## Your task
Output the entries below exactly as written, omitting pictures.

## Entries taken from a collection
--- start ---
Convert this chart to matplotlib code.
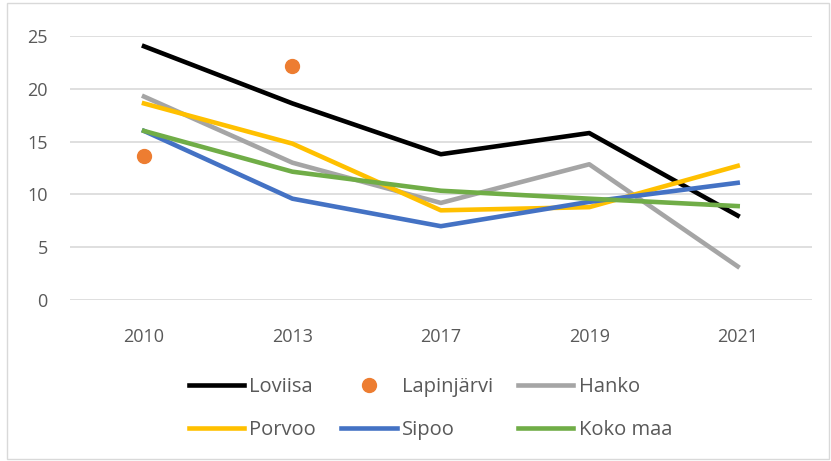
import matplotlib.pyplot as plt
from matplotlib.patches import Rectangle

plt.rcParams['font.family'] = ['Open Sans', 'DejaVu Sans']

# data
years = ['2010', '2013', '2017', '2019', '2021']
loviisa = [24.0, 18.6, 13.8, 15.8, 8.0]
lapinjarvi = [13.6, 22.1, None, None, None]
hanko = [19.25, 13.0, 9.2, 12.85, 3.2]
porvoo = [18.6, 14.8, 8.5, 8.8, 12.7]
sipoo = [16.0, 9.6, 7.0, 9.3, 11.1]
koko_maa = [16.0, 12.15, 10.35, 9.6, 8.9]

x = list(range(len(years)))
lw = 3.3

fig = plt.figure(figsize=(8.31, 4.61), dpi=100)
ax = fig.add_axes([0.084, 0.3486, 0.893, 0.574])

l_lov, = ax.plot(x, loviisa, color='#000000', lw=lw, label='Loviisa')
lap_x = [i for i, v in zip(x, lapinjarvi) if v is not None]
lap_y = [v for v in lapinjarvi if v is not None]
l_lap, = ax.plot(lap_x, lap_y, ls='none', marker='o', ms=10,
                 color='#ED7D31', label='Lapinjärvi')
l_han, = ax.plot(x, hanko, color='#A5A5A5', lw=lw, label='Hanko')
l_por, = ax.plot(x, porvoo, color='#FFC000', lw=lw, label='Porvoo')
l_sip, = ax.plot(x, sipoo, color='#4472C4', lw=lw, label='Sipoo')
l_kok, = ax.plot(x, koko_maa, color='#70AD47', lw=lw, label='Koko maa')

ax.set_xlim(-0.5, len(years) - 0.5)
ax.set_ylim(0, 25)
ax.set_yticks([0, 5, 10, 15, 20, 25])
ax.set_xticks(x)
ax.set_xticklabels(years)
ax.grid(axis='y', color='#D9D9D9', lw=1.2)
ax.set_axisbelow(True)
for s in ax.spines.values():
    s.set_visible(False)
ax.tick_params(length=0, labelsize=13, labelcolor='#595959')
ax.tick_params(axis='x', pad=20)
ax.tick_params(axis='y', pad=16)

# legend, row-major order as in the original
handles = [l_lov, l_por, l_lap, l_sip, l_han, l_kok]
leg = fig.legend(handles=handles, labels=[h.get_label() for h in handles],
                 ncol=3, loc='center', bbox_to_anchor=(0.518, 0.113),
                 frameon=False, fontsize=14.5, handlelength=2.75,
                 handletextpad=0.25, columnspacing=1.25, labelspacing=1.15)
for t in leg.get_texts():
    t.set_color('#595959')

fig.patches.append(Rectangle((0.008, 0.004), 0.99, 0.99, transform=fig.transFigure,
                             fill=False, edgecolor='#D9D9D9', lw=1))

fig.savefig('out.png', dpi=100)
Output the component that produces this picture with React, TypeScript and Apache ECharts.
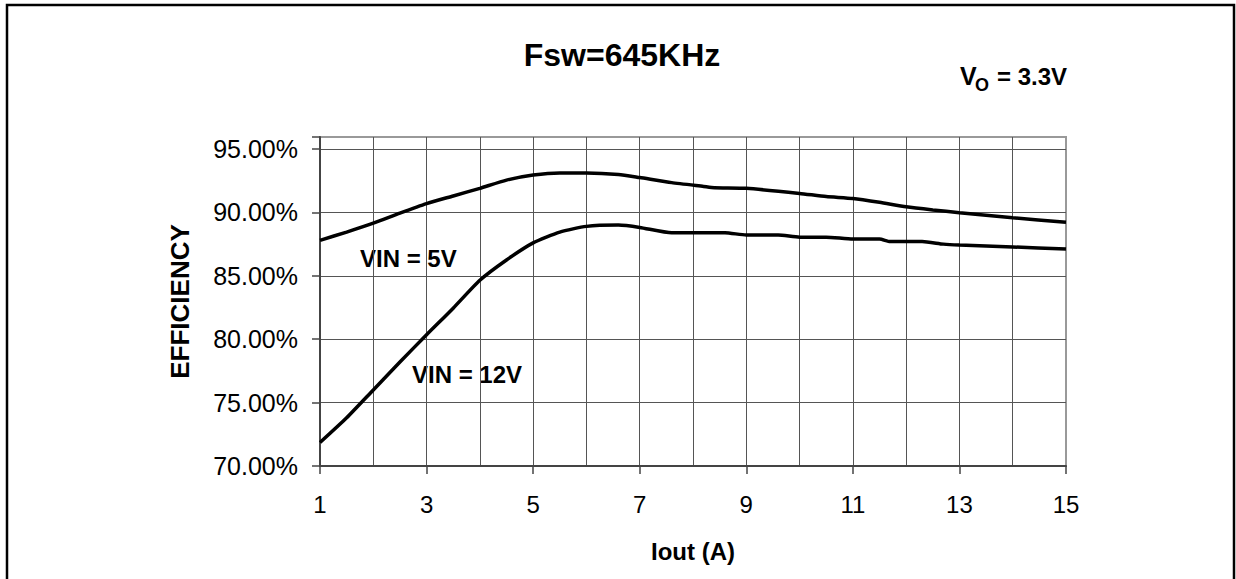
--- end ---
## Written solution
Convert this chart to matplotlib code.
import matplotlib.pyplot as plt
from matplotlib.patches import Rectangle

plt.rcParams['font.family'] = ['Open Sans', 'DejaVu Sans']

# data
years = ['2010', '2013', '2017', '2019', '2021']
loviisa = [24.0, 18.6, 13.8, 15.8, 8.0]
lapinjarvi = [13.6, 22.1, None, None, None]
hanko = [19.25, 13.0, 9.2, 12.85, 3.2]
porvoo = [18.6, 14.8, 8.5, 8.8, 12.7]
sipoo = [16.0, 9.6, 7.0, 9.3, 11.1]
koko_maa = [16.0, 12.15, 10.35, 9.6, 8.9]

x = list(range(len(years)))
lw = 3.3

fig = plt.figure(figsize=(8.31, 4.61), dpi=100)
ax = fig.add_axes([0.084, 0.3486, 0.893, 0.574])

l_lov, = ax.plot(x, loviisa, color='#000000', lw=lw, label='Loviisa')
lap_x = [i for i, v in zip(x, lapinjarvi) if v is not None]
lap_y = [v for v in lapinjarvi if v is not None]
l_lap, = ax.plot(lap_x, lap_y, ls='none', marker='o', ms=10,
                 color='#ED7D31', label='Lapinjärvi')
l_han, = ax.plot(x, hanko, color='#A5A5A5', lw=lw, label='Hanko')
l_por, = ax.plot(x, porvoo, color='#FFC000', lw=lw, label='Porvoo')
l_sip, = ax.plot(x, sipoo, color='#4472C4', lw=lw, label='Sipoo')
l_kok, = ax.plot(x, koko_maa, color='#70AD47', lw=lw, label='Koko maa')

ax.set_xlim(-0.5, len(years) - 0.5)
ax.set_ylim(0, 25)
ax.set_yticks([0, 5, 10, 15, 20, 25])
ax.set_xticks(x)
ax.set_xticklabels(years)
ax.grid(axis='y', color='#D9D9D9', lw=1.2)
ax.set_axisbelow(True)
for s in ax.spines.values():
    s.set_visible(False)
ax.tick_params(length=0, labelsize=13, labelcolor='#595959')
ax.tick_params(axis='x', pad=20)
ax.tick_params(axis='y', pad=16)

# legend, row-major order as in the original
handles = [l_lov, l_por, l_lap, l_sip, l_han, l_kok]
leg = fig.legend(handles=handles, labels=[h.get_label() for h in handles],
                 ncol=3, loc='center', bbox_to_anchor=(0.518, 0.113),
                 frameon=False, fontsize=14.5, handlelength=2.75,
                 handletextpad=0.25, columnspacing=1.25, labelspacing=1.15)
for t in leg.get_texts():
    t.set_color('#595959')

fig.patches.append(Rectangle((0.008, 0.004), 0.99, 0.99, transform=fig.transFigure,
                             fill=False, edgecolor='#D9D9D9', lw=1))

fig.savefig('out.png', dpi=100)
Output the component that produces this picture with React, TypeScript and Apache ECharts.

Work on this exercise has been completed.